>> Start Exercise input

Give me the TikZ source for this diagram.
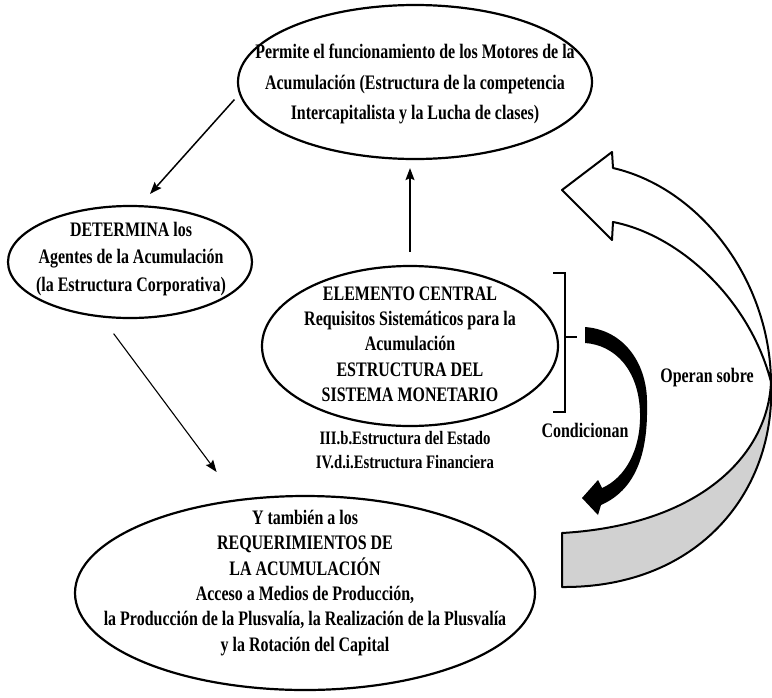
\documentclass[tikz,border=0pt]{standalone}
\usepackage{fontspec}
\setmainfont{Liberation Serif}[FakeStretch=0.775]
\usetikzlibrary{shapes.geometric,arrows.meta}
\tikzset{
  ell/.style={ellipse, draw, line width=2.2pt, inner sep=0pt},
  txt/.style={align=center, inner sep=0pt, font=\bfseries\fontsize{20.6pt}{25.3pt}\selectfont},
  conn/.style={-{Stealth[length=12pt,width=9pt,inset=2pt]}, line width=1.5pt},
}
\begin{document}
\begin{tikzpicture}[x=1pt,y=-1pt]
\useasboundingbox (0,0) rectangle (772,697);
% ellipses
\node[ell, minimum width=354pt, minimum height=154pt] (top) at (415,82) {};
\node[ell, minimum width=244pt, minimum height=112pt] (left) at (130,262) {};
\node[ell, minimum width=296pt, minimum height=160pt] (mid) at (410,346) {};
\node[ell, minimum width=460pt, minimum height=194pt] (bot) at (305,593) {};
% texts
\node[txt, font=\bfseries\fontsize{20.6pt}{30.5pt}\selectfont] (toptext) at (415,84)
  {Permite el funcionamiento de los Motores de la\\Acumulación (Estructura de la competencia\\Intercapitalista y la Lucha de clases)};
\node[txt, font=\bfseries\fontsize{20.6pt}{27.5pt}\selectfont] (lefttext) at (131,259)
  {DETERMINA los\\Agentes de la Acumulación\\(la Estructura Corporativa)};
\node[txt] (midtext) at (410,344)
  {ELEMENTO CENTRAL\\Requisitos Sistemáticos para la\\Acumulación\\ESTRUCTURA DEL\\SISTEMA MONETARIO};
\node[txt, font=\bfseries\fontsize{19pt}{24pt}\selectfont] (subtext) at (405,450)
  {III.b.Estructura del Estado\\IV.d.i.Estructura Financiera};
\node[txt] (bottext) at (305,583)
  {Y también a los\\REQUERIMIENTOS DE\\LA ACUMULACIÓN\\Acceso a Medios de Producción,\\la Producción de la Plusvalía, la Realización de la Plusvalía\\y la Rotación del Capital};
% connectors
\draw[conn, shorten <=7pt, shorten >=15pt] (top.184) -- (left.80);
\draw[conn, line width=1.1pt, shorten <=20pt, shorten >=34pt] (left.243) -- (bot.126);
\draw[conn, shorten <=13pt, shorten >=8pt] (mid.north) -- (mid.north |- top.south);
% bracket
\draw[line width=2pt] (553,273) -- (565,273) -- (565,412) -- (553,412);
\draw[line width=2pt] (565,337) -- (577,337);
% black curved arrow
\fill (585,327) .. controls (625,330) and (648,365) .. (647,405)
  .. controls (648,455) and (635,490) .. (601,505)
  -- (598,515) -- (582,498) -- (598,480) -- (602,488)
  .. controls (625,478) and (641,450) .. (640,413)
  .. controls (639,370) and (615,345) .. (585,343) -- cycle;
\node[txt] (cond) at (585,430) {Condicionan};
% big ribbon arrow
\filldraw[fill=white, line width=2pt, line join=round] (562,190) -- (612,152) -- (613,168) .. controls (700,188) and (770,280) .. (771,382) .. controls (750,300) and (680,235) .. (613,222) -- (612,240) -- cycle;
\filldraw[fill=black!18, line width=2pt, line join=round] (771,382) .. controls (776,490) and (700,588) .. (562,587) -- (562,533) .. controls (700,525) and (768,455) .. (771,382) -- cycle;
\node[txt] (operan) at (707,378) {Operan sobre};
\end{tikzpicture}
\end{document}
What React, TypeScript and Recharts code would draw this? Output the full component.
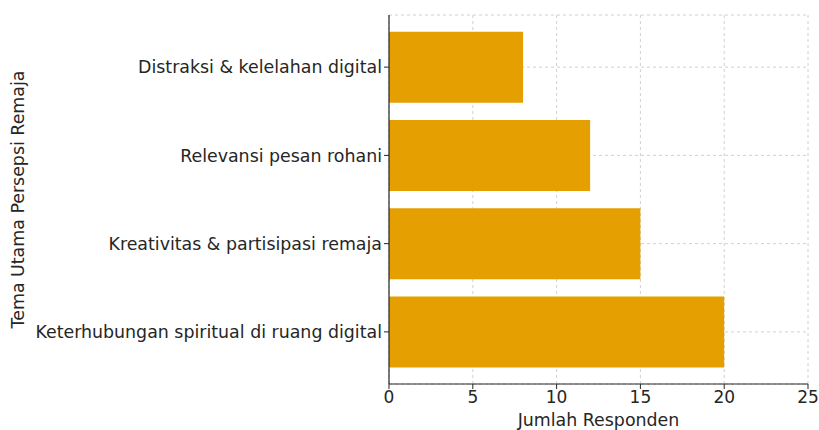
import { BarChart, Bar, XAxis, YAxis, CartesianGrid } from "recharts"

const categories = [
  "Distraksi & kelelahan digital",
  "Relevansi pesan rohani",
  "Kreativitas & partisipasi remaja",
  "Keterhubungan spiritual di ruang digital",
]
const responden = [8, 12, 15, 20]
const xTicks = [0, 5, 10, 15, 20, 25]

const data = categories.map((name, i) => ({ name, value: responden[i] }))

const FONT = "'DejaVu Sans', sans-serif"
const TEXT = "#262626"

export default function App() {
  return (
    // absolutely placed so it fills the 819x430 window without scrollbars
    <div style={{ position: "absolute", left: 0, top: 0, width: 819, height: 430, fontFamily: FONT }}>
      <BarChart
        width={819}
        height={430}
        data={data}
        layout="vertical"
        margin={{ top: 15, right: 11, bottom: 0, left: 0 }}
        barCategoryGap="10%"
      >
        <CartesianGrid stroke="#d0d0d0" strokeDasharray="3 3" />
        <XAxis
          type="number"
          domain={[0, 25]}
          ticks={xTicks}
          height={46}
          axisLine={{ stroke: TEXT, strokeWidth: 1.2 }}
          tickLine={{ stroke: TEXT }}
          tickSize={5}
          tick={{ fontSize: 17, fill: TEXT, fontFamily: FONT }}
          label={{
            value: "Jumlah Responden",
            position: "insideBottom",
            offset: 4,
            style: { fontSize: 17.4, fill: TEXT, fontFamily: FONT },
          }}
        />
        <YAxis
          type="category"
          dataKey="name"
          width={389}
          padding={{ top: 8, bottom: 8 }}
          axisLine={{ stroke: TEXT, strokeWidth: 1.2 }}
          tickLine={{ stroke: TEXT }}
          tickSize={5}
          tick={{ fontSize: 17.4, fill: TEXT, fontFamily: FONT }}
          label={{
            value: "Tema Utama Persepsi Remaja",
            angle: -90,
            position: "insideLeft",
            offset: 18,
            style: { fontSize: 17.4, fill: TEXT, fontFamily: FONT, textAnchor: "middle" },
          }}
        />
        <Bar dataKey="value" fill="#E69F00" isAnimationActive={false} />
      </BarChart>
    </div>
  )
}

>> End Exercise input

Aim of the exercise ▸ Pictures in the records must not appear in the copy; transcribe everything else precisely.

Result ▸
Give me the TikZ source for this diagram.
\documentclass[tikz,border=0pt]{standalone}
\usepackage{fontspec}
\setmainfont{Liberation Serif}[FakeStretch=0.775]
\usetikzlibrary{shapes.geometric,arrows.meta}
\tikzset{
  ell/.style={ellipse, draw, line width=2.2pt, inner sep=0pt},
  txt/.style={align=center, inner sep=0pt, font=\bfseries\fontsize{20.6pt}{25.3pt}\selectfont},
  conn/.style={-{Stealth[length=12pt,width=9pt,inset=2pt]}, line width=1.5pt},
}
\begin{document}
\begin{tikzpicture}[x=1pt,y=-1pt]
\useasboundingbox (0,0) rectangle (772,697);
% ellipses
\node[ell, minimum width=354pt, minimum height=154pt] (top) at (415,82) {};
\node[ell, minimum width=244pt, minimum height=112pt] (left) at (130,262) {};
\node[ell, minimum width=296pt, minimum height=160pt] (mid) at (410,346) {};
\node[ell, minimum width=460pt, minimum height=194pt] (bot) at (305,593) {};
% texts
\node[txt, font=\bfseries\fontsize{20.6pt}{30.5pt}\selectfont] (toptext) at (415,84)
  {Permite el funcionamiento de los Motores de la\\Acumulación (Estructura de la competencia\\Intercapitalista y la Lucha de clases)};
\node[txt, font=\bfseries\fontsize{20.6pt}{27.5pt}\selectfont] (lefttext) at (131,259)
  {DETERMINA los\\Agentes de la Acumulación\\(la Estructura Corporativa)};
\node[txt] (midtext) at (410,344)
  {ELEMENTO CENTRAL\\Requisitos Sistemáticos para la\\Acumulación\\ESTRUCTURA DEL\\SISTEMA MONETARIO};
\node[txt, font=\bfseries\fontsize{19pt}{24pt}\selectfont] (subtext) at (405,450)
  {III.b.Estructura del Estado\\IV.d.i.Estructura Financiera};
\node[txt] (bottext) at (305,583)
  {Y también a los\\REQUERIMIENTOS DE\\LA ACUMULACIÓN\\Acceso a Medios de Producción,\\la Producción de la Plusvalía, la Realización de la Plusvalía\\y la Rotación del Capital};
% connectors
\draw[conn, shorten <=7pt, shorten >=15pt] (top.184) -- (left.80);
\draw[conn, line width=1.1pt, shorten <=20pt, shorten >=34pt] (left.243) -- (bot.126);
\draw[conn, shorten <=13pt, shorten >=8pt] (mid.north) -- (mid.north |- top.south);
% bracket
\draw[line width=2pt] (553,273) -- (565,273) -- (565,412) -- (553,412);
\draw[line width=2pt] (565,337) -- (577,337);
% black curved arrow
\fill (585,327) .. controls (625,330) and (648,365) .. (647,405)
  .. controls (648,455) and (635,490) .. (601,505)
  -- (598,515) -- (582,498) -- (598,480) -- (602,488)
  .. controls (625,478) and (641,450) .. (640,413)
  .. controls (639,370) and (615,345) .. (585,343) -- cycle;
\node[txt] (cond) at (585,430) {Condicionan};
% big ribbon arrow
\filldraw[fill=white, line width=2pt, line join=round] (562,190) -- (612,152) -- (613,168) .. controls (700,188) and (770,280) .. (771,382) .. controls (750,300) and (680,235) .. (613,222) -- (612,240) -- cycle;
\filldraw[fill=black!18, line width=2pt, line join=round] (771,382) .. controls (776,490) and (700,588) .. (562,587) -- (562,533) .. controls (700,525) and (768,455) .. (771,382) -- cycle;
\node[txt] (operan) at (707,378) {Operan sobre};
\end{tikzpicture}
\end{document}
What React, TypeScript and Recharts code would draw this? Output the full component.
import { BarChart, Bar, XAxis, YAxis, CartesianGrid } from "recharts"

const categories = [
  "Distraksi & kelelahan digital",
  "Relevansi pesan rohani",
  "Kreativitas & partisipasi remaja",
  "Keterhubungan spiritual di ruang digital",
]
const responden = [8, 12, 15, 20]
const xTicks = [0, 5, 10, 15, 20, 25]

const data = categories.map((name, i) => ({ name, value: responden[i] }))

const FONT = "'DejaVu Sans', sans-serif"
const TEXT = "#262626"

export default function App() {
  return (
    // absolutely placed so it fills the 819x430 window without scrollbars
    <div style={{ position: "absolute", left: 0, top: 0, width: 819, height: 430, fontFamily: FONT }}>
      <BarChart
        width={819}
        height={430}
        data={data}
        layout="vertical"
        margin={{ top: 15, right: 11, bottom: 0, left: 0 }}
        barCategoryGap="10%"
      >
        <CartesianGrid stroke="#d0d0d0" strokeDasharray="3 3" />
        <XAxis
          type="number"
          domain={[0, 25]}
          ticks={xTicks}
          height={46}
          axisLine={{ stroke: TEXT, strokeWidth: 1.2 }}
          tickLine={{ stroke: TEXT }}
          tickSize={5}
          tick={{ fontSize: 17, fill: TEXT, fontFamily: FONT }}
          label={{
            value: "Jumlah Responden",
            position: "insideBottom",
            offset: 4,
            style: { fontSize: 17.4, fill: TEXT, fontFamily: FONT },
          }}
        />
        <YAxis
          type="category"
          dataKey="name"
          width={389}
          padding={{ top: 8, bottom: 8 }}
          axisLine={{ stroke: TEXT, strokeWidth: 1.2 }}
          tickLine={{ stroke: TEXT }}
          tickSize={5}
          tick={{ fontSize: 17.4, fill: TEXT, fontFamily: FONT }}
          label={{
            value: "Tema Utama Persepsi Remaja",
            angle: -90,
            position: "insideLeft",
            offset: 18,
            style: { fontSize: 17.4, fill: TEXT, fontFamily: FONT, textAnchor: "middle" },
          }}
        />
        <Bar dataKey="value" fill="#E69F00" isAnimationActive={false} />
      </BarChart>
    </div>
  )
}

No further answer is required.